** begin MATERIAL SHOWN **
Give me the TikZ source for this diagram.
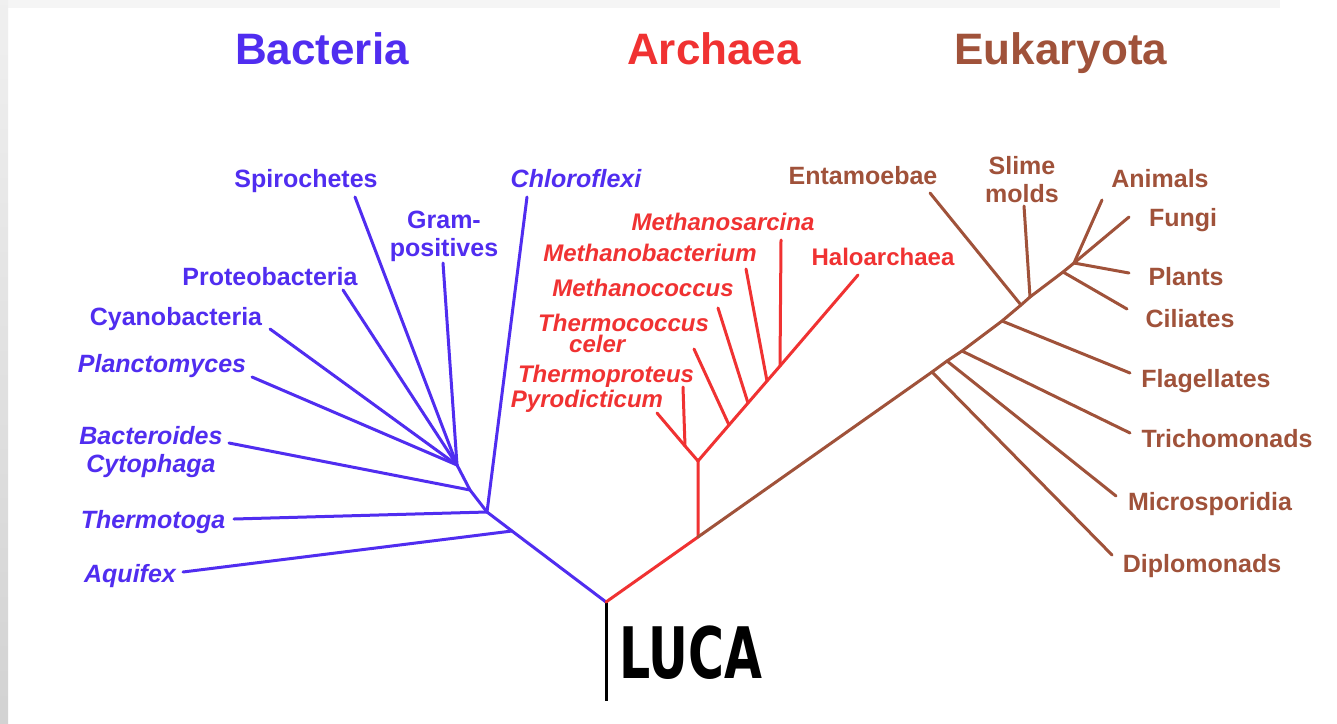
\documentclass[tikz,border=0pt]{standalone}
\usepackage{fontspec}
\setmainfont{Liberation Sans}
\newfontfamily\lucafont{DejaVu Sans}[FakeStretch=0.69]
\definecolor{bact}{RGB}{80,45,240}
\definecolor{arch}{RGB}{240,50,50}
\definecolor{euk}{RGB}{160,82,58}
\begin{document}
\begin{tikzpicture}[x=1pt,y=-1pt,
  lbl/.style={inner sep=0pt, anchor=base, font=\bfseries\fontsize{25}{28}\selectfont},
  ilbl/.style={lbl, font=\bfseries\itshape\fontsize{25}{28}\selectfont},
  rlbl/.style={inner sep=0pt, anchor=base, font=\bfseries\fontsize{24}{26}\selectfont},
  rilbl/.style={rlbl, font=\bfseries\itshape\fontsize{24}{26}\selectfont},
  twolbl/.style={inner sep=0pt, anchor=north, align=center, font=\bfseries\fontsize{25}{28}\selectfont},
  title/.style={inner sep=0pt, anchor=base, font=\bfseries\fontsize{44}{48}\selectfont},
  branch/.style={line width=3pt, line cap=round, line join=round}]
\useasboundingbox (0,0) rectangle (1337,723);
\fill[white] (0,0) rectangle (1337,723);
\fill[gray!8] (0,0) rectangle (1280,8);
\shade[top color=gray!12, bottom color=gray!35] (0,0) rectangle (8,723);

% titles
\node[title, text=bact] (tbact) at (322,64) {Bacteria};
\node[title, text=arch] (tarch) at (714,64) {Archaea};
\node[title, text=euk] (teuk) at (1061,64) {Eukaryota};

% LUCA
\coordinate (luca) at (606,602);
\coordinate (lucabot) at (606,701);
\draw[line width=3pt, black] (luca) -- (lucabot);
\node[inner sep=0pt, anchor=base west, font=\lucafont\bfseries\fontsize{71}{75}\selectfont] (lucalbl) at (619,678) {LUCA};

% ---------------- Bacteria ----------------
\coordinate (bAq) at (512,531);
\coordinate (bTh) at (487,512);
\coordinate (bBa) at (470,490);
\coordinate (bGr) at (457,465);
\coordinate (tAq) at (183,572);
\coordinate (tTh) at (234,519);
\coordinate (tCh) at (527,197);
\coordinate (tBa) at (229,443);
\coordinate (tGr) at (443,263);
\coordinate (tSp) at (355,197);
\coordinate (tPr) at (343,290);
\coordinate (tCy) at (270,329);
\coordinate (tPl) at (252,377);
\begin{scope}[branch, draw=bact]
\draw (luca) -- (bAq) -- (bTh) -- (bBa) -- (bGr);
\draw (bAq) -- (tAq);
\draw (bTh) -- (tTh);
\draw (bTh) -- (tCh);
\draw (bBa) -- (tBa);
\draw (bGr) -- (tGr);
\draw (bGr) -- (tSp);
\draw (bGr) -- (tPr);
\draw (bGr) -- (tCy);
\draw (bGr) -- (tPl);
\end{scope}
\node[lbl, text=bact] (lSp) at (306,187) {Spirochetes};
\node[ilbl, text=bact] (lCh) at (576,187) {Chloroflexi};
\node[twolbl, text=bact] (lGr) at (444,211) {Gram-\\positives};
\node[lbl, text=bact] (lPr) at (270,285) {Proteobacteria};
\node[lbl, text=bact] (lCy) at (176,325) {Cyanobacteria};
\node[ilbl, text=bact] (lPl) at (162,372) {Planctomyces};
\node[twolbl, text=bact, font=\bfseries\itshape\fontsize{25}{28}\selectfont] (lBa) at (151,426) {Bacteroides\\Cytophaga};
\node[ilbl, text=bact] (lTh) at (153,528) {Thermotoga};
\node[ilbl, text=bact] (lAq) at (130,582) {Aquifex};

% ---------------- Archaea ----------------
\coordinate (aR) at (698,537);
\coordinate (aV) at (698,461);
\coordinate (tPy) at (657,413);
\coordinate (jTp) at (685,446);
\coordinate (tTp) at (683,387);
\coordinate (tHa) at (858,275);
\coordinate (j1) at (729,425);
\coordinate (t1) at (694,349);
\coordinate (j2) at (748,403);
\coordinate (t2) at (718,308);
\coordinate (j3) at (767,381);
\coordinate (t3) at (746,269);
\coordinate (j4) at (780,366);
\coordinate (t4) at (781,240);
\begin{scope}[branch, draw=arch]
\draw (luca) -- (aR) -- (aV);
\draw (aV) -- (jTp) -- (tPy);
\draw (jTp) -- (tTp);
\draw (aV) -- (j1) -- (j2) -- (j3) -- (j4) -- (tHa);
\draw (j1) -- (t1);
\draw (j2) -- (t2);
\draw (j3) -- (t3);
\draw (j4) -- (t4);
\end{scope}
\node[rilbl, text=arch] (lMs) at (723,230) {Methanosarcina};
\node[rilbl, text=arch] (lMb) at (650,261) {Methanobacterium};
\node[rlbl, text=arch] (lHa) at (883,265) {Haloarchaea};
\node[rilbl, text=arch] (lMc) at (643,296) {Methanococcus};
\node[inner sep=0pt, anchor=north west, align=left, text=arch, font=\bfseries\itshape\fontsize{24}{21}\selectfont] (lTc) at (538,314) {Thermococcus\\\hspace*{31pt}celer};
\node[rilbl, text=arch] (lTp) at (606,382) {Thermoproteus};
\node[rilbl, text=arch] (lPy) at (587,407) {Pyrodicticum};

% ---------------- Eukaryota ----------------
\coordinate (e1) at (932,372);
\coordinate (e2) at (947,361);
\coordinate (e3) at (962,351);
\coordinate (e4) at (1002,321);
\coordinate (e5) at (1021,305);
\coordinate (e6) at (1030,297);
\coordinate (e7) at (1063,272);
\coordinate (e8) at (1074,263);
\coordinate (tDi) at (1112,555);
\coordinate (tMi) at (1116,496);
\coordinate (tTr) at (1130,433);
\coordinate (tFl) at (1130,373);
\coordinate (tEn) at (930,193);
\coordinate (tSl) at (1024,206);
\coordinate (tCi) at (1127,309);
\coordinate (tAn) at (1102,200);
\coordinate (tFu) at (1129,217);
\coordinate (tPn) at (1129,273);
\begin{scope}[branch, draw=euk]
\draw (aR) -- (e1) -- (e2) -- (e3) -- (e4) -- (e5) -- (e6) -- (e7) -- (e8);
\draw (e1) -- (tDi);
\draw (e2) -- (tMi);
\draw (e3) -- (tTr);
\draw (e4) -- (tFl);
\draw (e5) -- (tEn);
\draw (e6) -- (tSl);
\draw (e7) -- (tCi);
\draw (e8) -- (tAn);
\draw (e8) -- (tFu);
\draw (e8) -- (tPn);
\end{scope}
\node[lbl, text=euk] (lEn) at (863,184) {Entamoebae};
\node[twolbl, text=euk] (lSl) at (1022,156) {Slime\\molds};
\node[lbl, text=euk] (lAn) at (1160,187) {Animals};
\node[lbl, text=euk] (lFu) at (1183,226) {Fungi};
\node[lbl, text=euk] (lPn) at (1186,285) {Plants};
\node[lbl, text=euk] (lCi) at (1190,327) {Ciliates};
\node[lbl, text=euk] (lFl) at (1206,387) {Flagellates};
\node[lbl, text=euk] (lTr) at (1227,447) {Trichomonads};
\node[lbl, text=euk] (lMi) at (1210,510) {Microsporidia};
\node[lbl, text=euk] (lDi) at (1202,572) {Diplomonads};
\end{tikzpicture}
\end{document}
** end MATERIAL SHOWN **
** begin MATERIAL SHOWN **
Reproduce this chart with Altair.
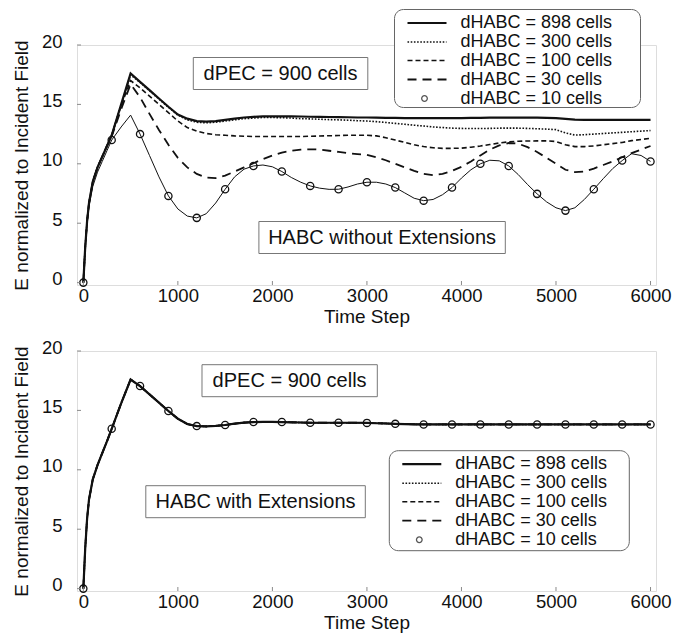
** end MATERIAL SHOWN **
Any pictures should be left out. Reproduce every line from the one holding "Give me the TikZ source for this diagram." down to the one holding "(lucalbl) at (619,678)", both of those lines included.

*OUTPUT OF THE EXERCISE*:
Give me the TikZ source for this diagram.
\documentclass[tikz,border=0pt]{standalone}
\usepackage{fontspec}
\setmainfont{Liberation Sans}
\newfontfamily\lucafont{DejaVu Sans}[FakeStretch=0.69]
\definecolor{bact}{RGB}{80,45,240}
\definecolor{arch}{RGB}{240,50,50}
\definecolor{euk}{RGB}{160,82,58}
\begin{document}
\begin{tikzpicture}[x=1pt,y=-1pt,
  lbl/.style={inner sep=0pt, anchor=base, font=\bfseries\fontsize{25}{28}\selectfont},
  ilbl/.style={lbl, font=\bfseries\itshape\fontsize{25}{28}\selectfont},
  rlbl/.style={inner sep=0pt, anchor=base, font=\bfseries\fontsize{24}{26}\selectfont},
  rilbl/.style={rlbl, font=\bfseries\itshape\fontsize{24}{26}\selectfont},
  twolbl/.style={inner sep=0pt, anchor=north, align=center, font=\bfseries\fontsize{25}{28}\selectfont},
  title/.style={inner sep=0pt, anchor=base, font=\bfseries\fontsize{44}{48}\selectfont},
  branch/.style={line width=3pt, line cap=round, line join=round}]
\useasboundingbox (0,0) rectangle (1337,723);
\fill[white] (0,0) rectangle (1337,723);
\fill[gray!8] (0,0) rectangle (1280,8);
\shade[top color=gray!12, bottom color=gray!35] (0,0) rectangle (8,723);

% titles
\node[title, text=bact] (tbact) at (322,64) {Bacteria};
\node[title, text=arch] (tarch) at (714,64) {Archaea};
\node[title, text=euk] (teuk) at (1061,64) {Eukaryota};

% LUCA
\coordinate (luca) at (606,602);
\coordinate (lucabot) at (606,701);
\draw[line width=3pt, black] (luca) -- (lucabot);
\node[inner sep=0pt, anchor=base west, font=\lucafont\bfseries\fontsize{71}{75}\selectfont] (lucalbl) at (619,678) {LUCA};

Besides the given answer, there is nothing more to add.